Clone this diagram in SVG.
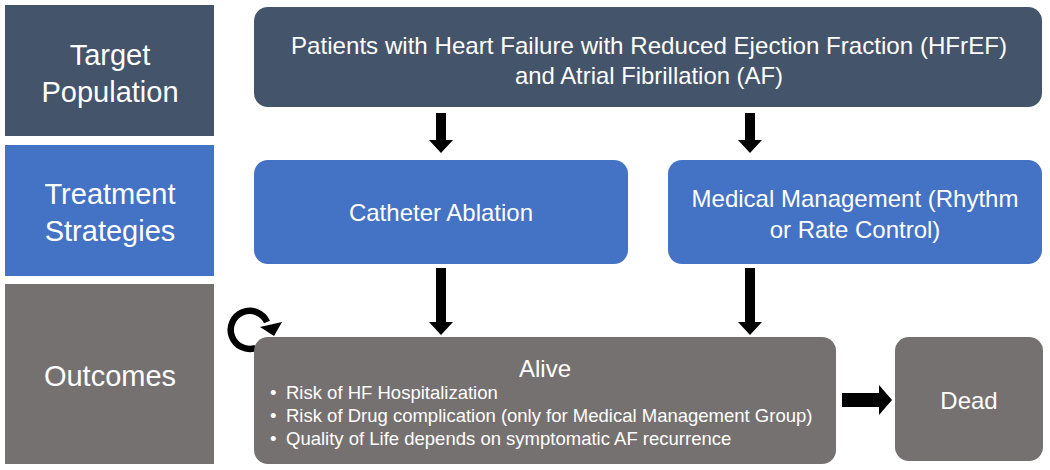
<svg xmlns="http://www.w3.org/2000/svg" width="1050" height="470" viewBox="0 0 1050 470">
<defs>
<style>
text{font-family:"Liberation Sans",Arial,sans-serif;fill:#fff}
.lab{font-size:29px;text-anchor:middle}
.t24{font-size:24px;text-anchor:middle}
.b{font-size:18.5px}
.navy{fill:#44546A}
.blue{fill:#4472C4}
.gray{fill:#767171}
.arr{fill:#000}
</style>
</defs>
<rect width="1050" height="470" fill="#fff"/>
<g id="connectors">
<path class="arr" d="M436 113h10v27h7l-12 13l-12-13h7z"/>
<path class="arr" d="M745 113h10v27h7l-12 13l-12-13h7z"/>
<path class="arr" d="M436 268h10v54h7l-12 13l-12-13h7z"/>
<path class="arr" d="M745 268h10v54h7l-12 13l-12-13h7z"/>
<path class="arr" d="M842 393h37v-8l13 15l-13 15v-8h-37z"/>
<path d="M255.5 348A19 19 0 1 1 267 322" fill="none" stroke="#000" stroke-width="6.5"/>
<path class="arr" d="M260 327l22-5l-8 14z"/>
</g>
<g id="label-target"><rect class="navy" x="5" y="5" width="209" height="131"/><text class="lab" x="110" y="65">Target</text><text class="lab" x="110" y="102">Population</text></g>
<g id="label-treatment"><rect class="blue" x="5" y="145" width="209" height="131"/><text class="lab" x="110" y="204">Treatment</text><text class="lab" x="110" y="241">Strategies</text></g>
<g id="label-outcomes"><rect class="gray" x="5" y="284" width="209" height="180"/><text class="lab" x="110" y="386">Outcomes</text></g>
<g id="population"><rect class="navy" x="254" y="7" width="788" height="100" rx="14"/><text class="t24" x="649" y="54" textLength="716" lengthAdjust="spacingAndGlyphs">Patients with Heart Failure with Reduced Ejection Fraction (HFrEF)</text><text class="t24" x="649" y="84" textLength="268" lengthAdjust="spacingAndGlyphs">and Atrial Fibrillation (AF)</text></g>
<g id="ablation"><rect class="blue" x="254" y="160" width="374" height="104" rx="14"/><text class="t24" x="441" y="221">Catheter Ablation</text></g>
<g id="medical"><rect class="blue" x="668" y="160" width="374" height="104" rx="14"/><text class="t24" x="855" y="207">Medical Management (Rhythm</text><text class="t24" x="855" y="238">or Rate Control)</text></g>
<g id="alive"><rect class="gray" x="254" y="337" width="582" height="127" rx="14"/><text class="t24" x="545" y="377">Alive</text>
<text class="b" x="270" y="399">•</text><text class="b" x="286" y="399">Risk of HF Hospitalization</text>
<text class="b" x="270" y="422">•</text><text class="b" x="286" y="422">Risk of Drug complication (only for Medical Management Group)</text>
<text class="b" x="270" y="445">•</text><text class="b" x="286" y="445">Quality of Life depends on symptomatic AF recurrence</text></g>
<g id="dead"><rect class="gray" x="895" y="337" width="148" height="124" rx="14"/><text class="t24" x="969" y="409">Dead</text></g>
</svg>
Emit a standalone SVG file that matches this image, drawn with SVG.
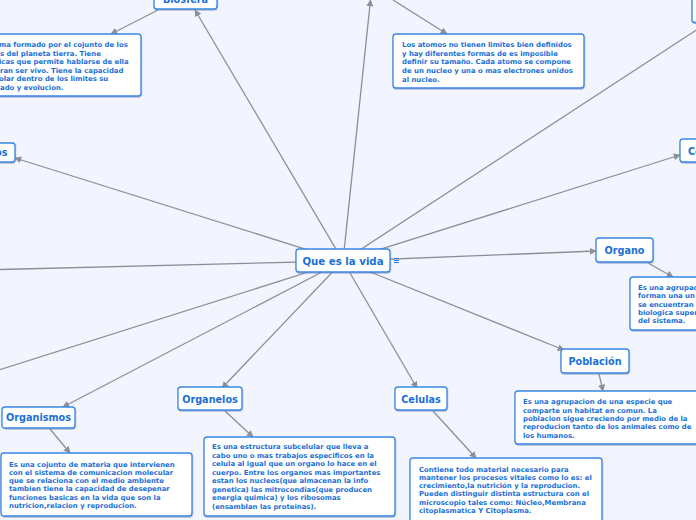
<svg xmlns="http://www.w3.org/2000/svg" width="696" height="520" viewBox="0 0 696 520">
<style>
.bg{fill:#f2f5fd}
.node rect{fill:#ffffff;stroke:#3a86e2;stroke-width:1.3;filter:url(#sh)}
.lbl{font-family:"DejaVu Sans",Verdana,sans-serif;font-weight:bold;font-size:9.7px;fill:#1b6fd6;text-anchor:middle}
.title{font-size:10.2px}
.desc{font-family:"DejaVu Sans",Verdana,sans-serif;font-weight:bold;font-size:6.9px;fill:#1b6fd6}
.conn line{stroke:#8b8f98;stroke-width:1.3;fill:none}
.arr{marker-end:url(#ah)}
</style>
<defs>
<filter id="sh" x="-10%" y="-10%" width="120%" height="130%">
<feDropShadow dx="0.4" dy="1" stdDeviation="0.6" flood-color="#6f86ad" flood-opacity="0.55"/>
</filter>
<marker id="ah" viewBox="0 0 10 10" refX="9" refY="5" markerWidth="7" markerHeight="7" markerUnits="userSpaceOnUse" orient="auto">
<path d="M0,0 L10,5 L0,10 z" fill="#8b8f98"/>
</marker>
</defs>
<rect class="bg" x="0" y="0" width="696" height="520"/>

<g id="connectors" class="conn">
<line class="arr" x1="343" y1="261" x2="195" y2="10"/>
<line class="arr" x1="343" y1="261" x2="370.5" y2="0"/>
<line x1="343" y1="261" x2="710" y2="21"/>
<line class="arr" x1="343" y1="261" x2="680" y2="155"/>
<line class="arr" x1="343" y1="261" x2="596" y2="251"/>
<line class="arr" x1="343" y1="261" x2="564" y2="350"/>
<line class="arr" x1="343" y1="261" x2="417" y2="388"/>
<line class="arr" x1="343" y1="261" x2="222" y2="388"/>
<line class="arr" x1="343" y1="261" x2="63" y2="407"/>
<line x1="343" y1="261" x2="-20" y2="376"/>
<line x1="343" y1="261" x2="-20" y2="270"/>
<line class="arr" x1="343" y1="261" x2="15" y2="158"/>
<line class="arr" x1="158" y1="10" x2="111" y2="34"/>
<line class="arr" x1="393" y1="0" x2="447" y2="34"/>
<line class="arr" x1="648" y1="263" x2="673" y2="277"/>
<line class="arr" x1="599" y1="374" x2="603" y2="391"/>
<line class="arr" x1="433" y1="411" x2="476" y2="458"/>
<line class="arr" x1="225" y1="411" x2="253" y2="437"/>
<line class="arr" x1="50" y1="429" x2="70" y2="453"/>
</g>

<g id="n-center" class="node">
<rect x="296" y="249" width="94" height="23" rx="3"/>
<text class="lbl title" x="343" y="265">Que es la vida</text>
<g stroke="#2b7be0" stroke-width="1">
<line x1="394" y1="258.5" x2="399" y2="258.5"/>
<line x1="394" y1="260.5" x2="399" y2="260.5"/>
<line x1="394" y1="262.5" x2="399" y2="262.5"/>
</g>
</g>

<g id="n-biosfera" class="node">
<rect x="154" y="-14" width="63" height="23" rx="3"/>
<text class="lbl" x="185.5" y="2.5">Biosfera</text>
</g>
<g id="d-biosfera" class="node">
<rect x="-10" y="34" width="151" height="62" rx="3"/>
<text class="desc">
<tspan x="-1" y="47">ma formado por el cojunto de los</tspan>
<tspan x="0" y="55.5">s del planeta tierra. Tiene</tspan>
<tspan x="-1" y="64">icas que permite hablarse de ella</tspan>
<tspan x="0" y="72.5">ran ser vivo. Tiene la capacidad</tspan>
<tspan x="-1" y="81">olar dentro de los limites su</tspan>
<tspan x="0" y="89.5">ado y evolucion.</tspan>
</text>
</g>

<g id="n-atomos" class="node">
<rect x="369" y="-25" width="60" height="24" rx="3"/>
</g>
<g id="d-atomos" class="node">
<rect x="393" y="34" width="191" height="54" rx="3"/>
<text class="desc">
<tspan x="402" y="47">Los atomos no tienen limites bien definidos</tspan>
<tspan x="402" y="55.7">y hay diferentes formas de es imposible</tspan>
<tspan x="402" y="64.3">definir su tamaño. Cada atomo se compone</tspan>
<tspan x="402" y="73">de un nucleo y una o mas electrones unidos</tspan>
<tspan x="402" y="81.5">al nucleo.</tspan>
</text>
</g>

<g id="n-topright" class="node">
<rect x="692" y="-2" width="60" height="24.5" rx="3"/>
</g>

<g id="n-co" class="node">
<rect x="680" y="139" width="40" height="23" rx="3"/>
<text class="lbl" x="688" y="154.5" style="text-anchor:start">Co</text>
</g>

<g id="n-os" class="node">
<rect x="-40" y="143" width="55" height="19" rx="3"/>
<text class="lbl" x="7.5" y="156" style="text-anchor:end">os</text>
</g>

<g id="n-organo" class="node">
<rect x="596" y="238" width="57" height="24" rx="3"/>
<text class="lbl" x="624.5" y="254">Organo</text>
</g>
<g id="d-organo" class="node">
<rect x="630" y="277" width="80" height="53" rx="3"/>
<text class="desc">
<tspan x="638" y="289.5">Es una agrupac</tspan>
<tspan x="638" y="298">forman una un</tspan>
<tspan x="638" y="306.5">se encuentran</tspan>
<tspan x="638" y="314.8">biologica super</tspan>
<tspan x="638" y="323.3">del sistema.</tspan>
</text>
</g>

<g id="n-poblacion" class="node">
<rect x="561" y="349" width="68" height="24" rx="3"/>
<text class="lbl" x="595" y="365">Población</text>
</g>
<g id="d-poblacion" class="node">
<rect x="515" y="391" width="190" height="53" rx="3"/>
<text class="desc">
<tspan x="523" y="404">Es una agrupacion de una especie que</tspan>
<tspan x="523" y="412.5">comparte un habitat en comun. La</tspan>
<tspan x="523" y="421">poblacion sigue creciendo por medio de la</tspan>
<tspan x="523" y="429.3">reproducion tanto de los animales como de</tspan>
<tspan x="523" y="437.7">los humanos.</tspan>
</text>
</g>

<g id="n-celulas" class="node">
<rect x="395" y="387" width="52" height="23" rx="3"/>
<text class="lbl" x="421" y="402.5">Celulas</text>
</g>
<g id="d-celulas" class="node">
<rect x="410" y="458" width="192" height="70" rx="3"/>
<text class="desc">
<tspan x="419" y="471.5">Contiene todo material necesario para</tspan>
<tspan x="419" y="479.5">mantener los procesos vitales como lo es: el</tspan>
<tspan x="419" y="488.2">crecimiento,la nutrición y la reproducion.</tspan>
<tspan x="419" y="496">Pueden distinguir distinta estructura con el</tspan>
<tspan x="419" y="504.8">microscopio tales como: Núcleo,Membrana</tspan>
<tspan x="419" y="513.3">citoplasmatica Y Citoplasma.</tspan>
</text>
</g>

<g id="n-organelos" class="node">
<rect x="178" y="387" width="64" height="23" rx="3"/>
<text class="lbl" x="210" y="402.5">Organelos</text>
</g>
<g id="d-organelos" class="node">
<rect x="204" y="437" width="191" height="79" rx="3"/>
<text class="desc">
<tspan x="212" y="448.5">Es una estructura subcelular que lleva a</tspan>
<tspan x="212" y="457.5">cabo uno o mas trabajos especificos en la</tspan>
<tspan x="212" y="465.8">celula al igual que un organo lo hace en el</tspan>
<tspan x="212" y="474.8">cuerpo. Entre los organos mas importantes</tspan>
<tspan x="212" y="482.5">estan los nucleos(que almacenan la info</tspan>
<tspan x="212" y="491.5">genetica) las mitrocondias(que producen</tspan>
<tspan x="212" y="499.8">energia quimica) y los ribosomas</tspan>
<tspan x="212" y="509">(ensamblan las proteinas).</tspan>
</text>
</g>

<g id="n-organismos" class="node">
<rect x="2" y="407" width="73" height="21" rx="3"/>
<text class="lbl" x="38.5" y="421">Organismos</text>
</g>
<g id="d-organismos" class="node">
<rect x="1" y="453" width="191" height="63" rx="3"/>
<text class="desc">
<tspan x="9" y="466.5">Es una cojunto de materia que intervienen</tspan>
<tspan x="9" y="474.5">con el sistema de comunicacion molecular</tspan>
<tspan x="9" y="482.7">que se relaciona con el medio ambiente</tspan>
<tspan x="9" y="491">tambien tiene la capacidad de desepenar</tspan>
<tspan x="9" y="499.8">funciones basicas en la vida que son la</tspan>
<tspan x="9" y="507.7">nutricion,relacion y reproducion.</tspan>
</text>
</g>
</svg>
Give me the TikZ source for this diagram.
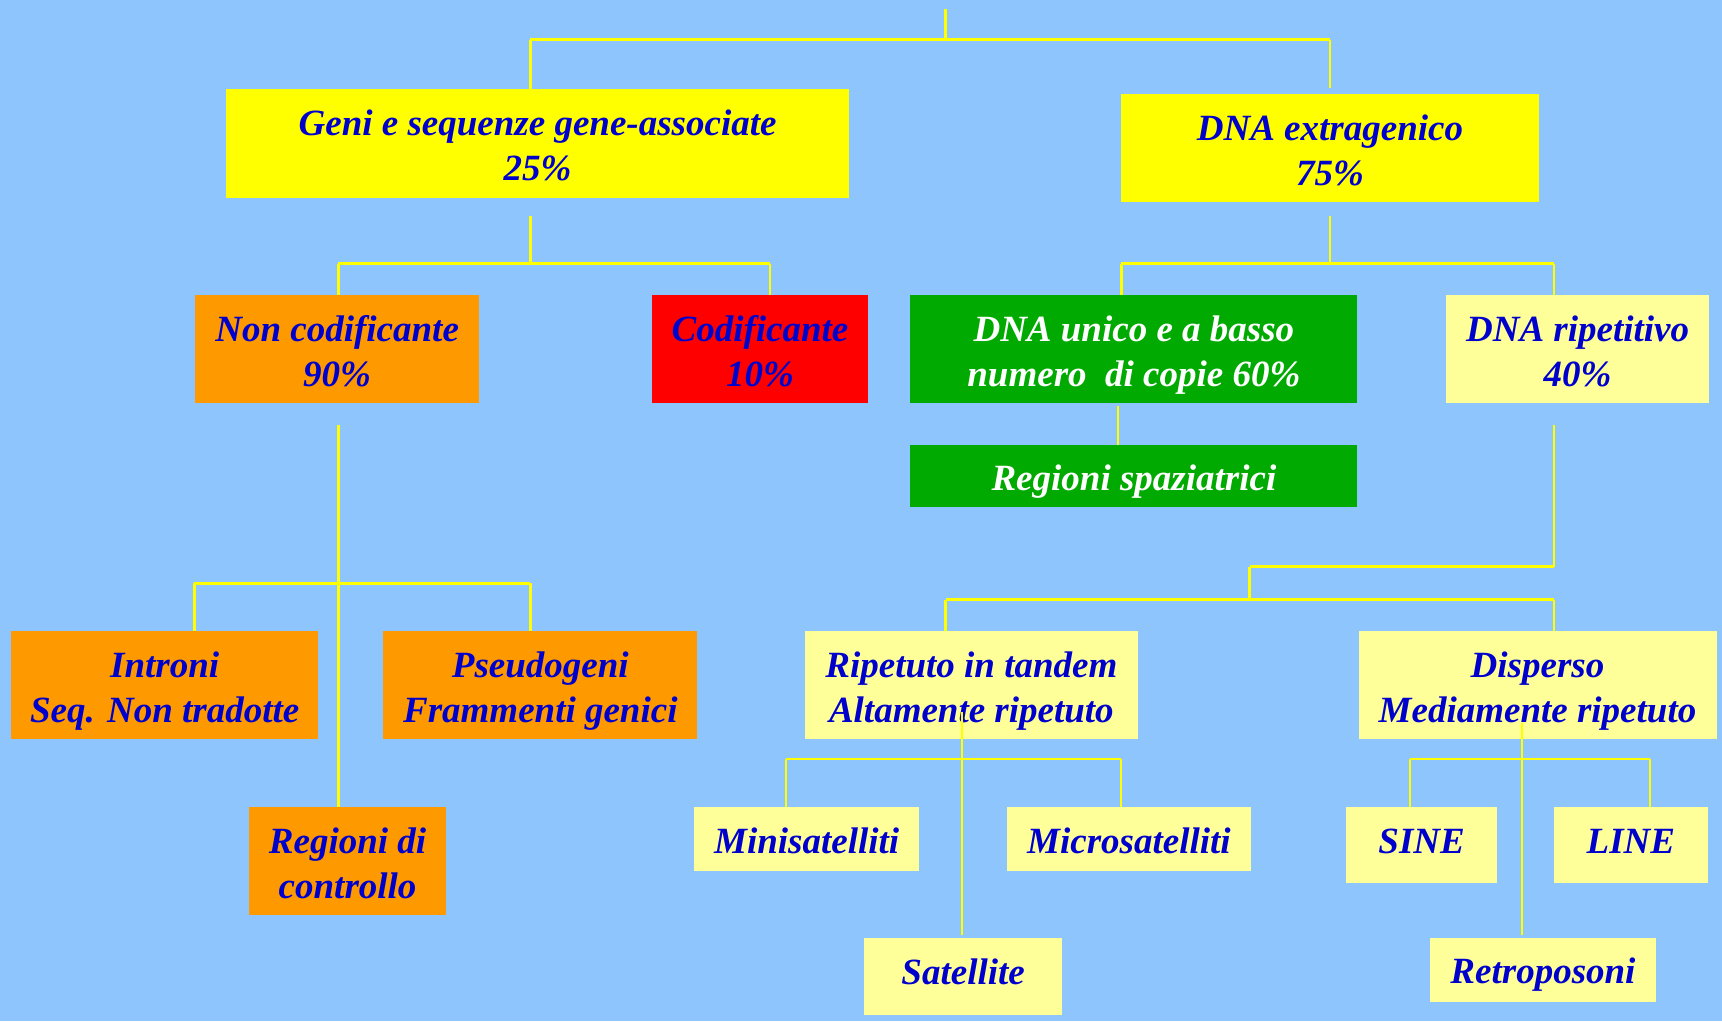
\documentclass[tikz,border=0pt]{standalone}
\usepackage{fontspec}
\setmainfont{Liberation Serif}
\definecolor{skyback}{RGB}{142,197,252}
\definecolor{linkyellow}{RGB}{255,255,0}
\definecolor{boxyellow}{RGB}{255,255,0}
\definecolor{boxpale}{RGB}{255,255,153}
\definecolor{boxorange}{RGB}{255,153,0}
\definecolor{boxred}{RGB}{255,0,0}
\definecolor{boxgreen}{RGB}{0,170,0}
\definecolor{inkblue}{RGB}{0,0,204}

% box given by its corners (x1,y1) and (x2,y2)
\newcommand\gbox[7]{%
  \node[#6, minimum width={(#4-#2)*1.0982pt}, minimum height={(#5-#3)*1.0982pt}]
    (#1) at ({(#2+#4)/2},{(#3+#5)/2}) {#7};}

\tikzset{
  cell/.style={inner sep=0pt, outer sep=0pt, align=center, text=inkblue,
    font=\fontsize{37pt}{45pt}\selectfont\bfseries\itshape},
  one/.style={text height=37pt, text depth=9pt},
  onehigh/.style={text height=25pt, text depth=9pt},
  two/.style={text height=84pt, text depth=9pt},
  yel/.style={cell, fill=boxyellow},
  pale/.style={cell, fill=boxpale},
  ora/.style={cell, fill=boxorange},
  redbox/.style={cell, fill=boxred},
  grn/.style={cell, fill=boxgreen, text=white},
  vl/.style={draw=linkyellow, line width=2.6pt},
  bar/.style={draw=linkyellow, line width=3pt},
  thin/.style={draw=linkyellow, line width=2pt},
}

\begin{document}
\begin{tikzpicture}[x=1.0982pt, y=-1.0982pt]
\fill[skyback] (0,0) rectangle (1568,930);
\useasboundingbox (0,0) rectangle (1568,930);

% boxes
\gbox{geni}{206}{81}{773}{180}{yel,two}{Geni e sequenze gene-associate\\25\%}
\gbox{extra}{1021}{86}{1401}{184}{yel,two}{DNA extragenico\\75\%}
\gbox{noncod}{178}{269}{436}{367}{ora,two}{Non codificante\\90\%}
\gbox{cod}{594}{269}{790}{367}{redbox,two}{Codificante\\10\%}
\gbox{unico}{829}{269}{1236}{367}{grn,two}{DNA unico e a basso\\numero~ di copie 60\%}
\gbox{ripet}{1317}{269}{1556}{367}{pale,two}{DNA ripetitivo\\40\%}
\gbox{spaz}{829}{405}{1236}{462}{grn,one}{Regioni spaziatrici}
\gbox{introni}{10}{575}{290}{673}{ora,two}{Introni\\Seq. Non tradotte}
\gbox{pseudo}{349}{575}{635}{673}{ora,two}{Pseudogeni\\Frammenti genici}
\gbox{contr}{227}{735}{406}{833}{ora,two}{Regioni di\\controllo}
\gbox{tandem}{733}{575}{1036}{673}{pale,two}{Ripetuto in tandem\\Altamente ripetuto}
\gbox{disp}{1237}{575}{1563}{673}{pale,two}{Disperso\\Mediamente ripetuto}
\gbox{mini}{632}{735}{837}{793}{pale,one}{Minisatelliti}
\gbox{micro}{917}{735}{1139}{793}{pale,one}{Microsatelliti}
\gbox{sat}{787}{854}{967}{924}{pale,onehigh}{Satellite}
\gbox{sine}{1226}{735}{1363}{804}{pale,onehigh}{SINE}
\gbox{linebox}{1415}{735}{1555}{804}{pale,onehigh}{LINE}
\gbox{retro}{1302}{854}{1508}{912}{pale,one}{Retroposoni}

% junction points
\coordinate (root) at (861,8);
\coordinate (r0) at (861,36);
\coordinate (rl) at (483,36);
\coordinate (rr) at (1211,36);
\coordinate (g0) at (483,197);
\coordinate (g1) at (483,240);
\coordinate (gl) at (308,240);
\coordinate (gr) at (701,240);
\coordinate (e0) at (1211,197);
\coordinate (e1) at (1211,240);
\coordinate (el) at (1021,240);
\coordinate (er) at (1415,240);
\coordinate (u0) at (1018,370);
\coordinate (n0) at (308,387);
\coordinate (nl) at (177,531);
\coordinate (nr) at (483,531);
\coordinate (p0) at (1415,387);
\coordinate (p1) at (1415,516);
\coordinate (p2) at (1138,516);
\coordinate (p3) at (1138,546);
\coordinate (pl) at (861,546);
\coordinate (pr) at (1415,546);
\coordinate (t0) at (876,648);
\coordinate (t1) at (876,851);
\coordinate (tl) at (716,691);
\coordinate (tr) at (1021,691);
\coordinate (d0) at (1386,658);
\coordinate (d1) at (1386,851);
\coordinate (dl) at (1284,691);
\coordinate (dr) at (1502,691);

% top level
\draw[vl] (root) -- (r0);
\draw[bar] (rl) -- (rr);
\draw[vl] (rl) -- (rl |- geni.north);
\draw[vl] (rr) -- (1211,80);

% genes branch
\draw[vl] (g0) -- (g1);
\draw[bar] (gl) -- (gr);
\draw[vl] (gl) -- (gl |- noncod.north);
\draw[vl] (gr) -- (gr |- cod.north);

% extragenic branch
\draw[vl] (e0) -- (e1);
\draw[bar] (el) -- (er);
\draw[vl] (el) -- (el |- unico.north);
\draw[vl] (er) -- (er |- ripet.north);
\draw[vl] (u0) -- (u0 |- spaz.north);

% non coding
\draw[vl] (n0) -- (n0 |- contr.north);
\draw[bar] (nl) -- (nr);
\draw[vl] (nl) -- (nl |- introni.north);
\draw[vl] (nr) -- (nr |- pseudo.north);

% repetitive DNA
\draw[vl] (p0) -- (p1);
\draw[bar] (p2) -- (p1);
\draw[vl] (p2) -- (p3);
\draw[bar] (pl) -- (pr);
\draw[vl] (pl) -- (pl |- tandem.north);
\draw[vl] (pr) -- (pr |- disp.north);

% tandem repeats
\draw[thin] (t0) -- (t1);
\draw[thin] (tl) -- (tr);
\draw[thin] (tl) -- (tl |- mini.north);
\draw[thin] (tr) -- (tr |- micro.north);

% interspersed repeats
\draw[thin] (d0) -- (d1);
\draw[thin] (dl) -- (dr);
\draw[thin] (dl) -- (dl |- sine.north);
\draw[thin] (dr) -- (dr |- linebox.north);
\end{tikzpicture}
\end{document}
+ + +
» Prompt: Scan the lines above for "standalone", then copy every one that has it.

» Written answer:
Emit a standalone SVG file that matches this image, drawn with SVG.
\documentclass[tikz,border=0pt]{standalone}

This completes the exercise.